Television is the focus of this exhibition: in one room of the gallery is a brace of expensive video projectors, showing 36 presumably desperate actresses auditioning for the part of the artist in a non-existent TV special. Play a rim-shot in your head and forget it. The real story is in the anteroom: six blown-up storyboards and accompanying television scripts, all commissioned from Hollywood professionals. (So what if most TV shows don't use storyboards? This is Conceptual Art!) Some of the scripts describe a semi-fictionalised account of the artist's trip to LA; others are brief vignettes from her love and work lives. About ten pages long, each script is written in the style of the show for which the writers work ('The Simpsons', 'Caroline in the City', 'Law and Order'); the storyboards follow the same format, and are frequently hilarious ­ especially those from animated shows. In one, the artist and her entourage are Simpsonised; in another, she is a strangely alluring Butt-Head to her boyfriend's Beavis.

As embellished by storytelling experts, all these scripts are far more fun than any real-world art-gossip. Sometimes the hilarity comes from unexpected places ­ as in the 'One Life to Live' version, which opens onto what is apparently the last day of art school: newly minted young professionals gathering up their books and exchanging business cards. The most probative insights come from equally unlikely sources ­ like 'Art Sucks' by Kristofor Brown, a writer for MTV's 'Beavis and Butt-Head'. When the artist-as-Butt-Head pitches her dopey project to a magazine editor ('Uhh... [it's] about how media and stuff shapes the self...'), he replies with a non sequitur about cats and mirrors; when she asks what the hell that means, he replies, 'Listen. You stick to your art. I'll stick to mine'. Implying, of course, another axiom from the world of entertainment: that there's only one show business.

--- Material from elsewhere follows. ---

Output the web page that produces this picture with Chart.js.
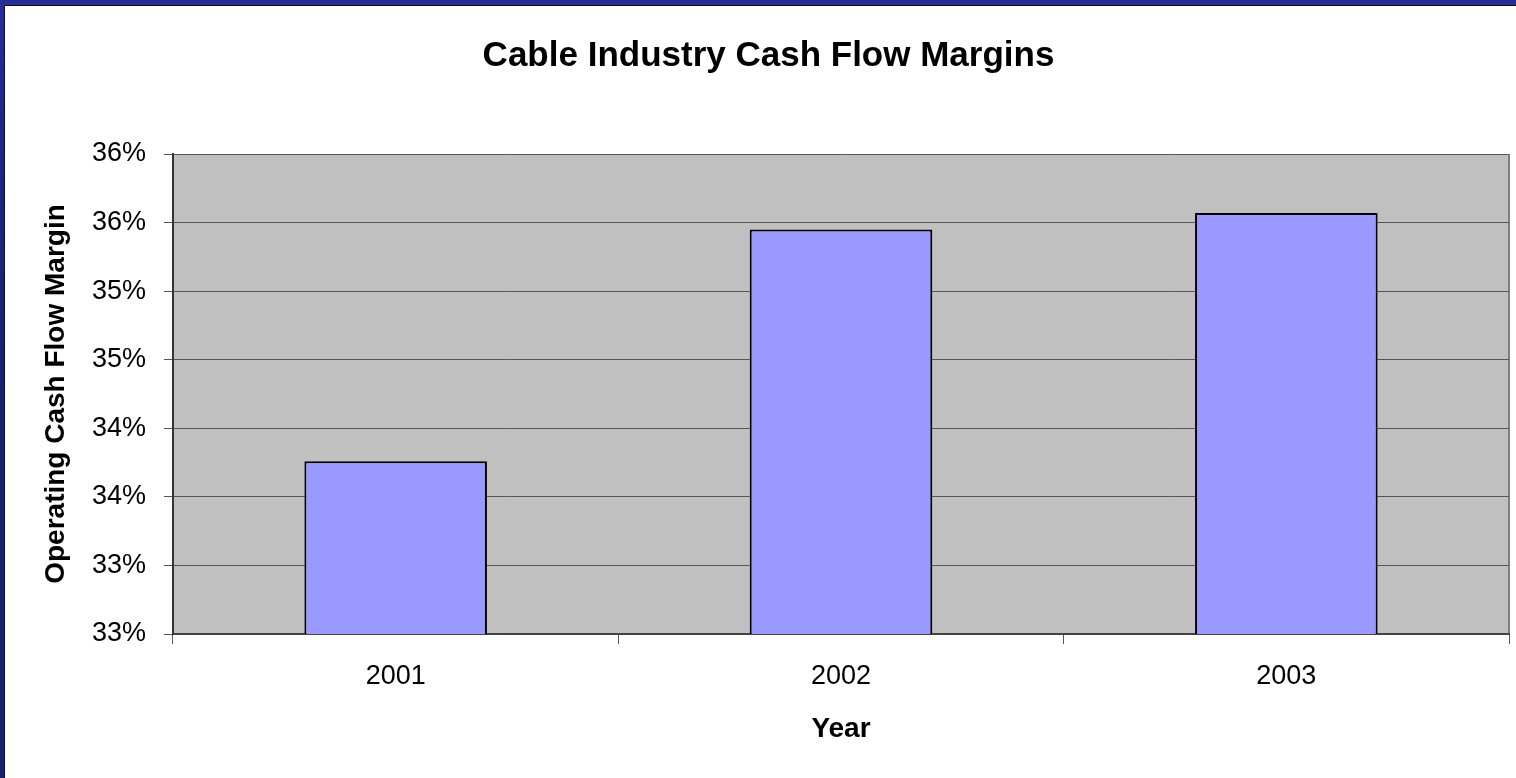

When these Hollywood writers are matched with an art project that embodies their own job frustrations ­ and for some, maintains the same romantic misconceptions about what an artist does ­ beautiful music results. By default or design, their scripts abandon the ho-hum premise of the artwork for which they were solicited, and bubble up into an entertaining critique of it. And as we watch the writers begin to understand what art does, we, in turn, begin to understand what entertainment does. That this effect is produced without anyone breaking character, so to speak, keeps the exercise from succumbing to the jarring pretensions that usually accompany art-about-entertainment, and entertainment-about-art.

But, as in Hollywood, the writers still get screwed in the end. When all is said and done, the producer ­ that dull deal-maker who signs the cheques ­ gets all the credit.